A lot has been written about the relationship between the hand and the brain implying that the strenght of the brain is positively correlated to the strength of hand control. In the classroom, we have a plethora of activities that are designed to improve the eye-hand control movement and the strength of the hand. Most of the children who enter are rudimentary in these skill areas. Furthermore, when we sing the finger play song about the fingers, most cannot isolate the individual fingers. In fact, at the beginning of the year, they seem shocked that the fingers are actually able to move separately. For my current setting, in which I only have most children for one year, I see a clear development, at the the end of the year, in their ability to isolate the individual fingers as we sing the fingerplay song.

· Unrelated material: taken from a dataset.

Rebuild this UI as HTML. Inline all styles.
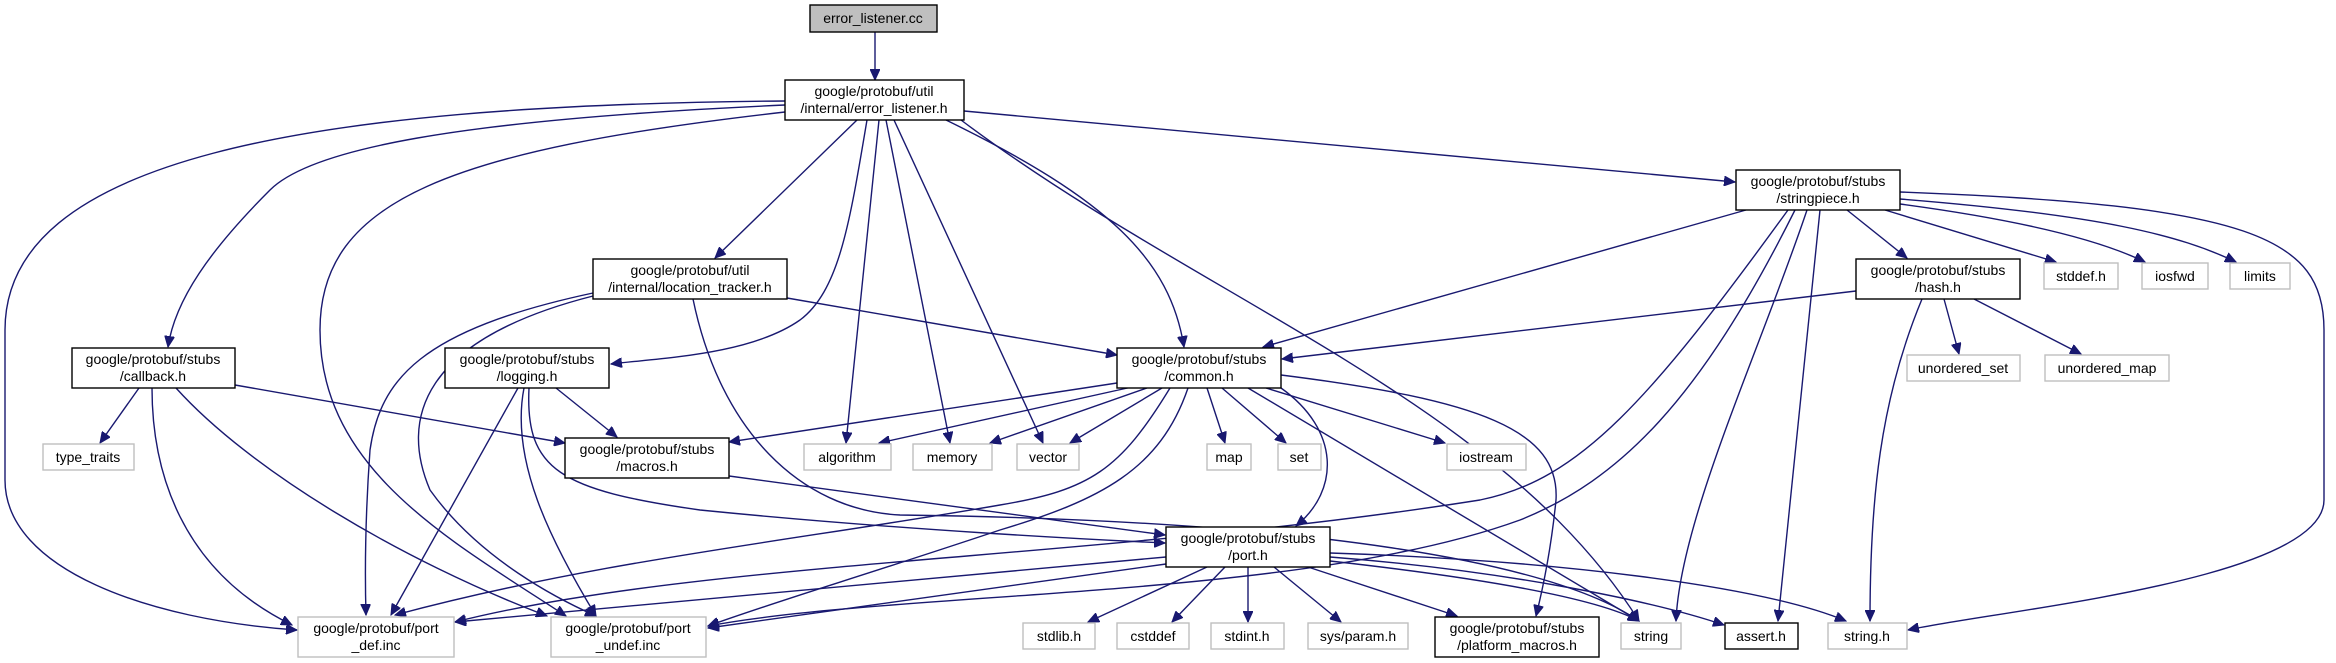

By that time, most don't even remember how hard they had to work to see that the fingers were individual digits and then try to raise each finger at the appropriate time. These same children show a clear development in their ability to self-regulate behaviors, in a variety of settings, and in their pincer grasps and eye-hand control. Furthermore, their gross motors skills are refined and executed with more finesse. The question I am leading up to is whether the strengthening of hand-eye movement and hand strength is correlated to the strengthening of the I-function. If so, what are the implications for education? A friend once described the PT she received for brain damage, due to high velocity impact, and those exercises could easily have been the same as the ones I put in my classroom for the development of hand strength and hand-eye coordination.   

This issue also shows the role of awareness in mastery.